-- START Data extract --
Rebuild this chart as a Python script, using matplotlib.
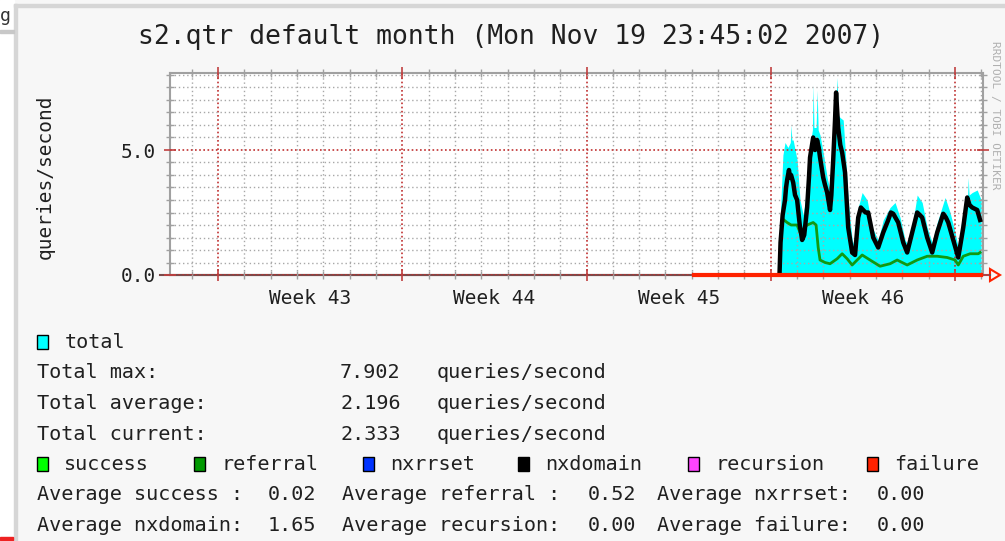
-- END Data extract --
-- START Data extract --
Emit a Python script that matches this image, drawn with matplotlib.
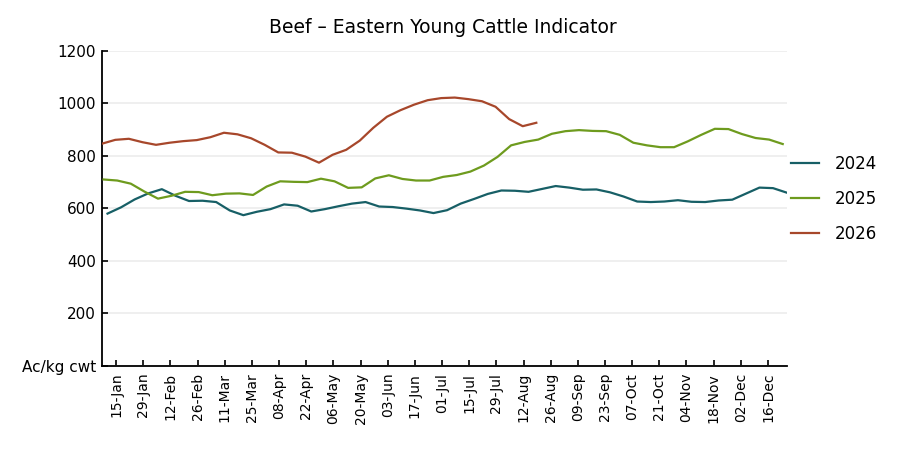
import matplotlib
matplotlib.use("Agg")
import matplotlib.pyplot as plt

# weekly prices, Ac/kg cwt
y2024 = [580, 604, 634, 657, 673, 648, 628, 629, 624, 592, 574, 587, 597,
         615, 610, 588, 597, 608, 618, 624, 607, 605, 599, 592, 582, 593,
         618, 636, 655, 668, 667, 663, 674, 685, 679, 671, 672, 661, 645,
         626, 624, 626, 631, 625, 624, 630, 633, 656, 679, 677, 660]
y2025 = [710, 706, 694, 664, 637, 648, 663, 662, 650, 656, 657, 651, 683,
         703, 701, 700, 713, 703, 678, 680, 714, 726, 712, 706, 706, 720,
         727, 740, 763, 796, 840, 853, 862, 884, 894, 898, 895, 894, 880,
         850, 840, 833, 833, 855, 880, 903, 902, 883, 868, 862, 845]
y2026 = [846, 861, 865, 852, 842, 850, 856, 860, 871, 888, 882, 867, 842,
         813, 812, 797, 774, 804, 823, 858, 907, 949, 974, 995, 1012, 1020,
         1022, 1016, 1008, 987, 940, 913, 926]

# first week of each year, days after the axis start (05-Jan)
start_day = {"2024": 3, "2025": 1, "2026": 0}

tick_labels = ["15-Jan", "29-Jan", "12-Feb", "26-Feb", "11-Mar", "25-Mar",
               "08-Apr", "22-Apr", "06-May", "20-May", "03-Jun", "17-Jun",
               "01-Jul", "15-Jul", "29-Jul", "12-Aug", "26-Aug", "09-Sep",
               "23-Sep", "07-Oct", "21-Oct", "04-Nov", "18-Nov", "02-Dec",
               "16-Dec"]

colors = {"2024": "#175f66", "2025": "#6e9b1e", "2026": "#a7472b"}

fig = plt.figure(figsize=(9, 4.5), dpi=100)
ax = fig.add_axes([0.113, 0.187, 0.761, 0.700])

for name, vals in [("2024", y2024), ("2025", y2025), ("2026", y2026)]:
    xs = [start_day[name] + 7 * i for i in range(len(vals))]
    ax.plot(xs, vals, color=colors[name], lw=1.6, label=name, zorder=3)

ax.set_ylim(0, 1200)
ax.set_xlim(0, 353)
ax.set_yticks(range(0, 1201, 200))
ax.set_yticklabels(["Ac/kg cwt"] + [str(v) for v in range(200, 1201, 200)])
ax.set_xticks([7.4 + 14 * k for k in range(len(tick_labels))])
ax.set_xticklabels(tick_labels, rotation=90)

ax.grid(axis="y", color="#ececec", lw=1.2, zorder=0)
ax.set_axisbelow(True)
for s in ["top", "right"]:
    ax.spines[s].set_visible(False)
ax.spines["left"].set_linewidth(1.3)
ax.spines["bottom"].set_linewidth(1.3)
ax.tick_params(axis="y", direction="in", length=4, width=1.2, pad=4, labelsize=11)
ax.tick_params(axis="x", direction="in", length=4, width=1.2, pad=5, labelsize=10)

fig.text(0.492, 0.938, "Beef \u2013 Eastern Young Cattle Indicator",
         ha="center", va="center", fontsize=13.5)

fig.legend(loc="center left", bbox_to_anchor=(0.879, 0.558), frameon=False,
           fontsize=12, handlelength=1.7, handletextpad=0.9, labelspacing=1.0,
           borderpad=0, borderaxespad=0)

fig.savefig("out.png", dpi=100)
-- END Data extract --
-- START Data extract --
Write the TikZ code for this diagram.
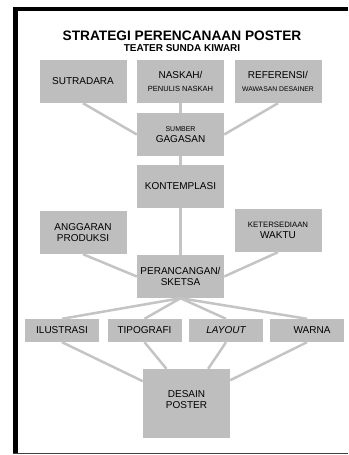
-- END Data extract --
**Task directions:** Word for word, restate the lines beginning with the one that has "Emit a Python" and ending with the one that has "import matplotlib.pyplot as plt". Keep both ends and skip any pictures.

**Finished exercise:**
Emit a Python script that matches this image, drawn with matplotlib.
import matplotlib
matplotlib.use("Agg")
import matplotlib.pyplot as plt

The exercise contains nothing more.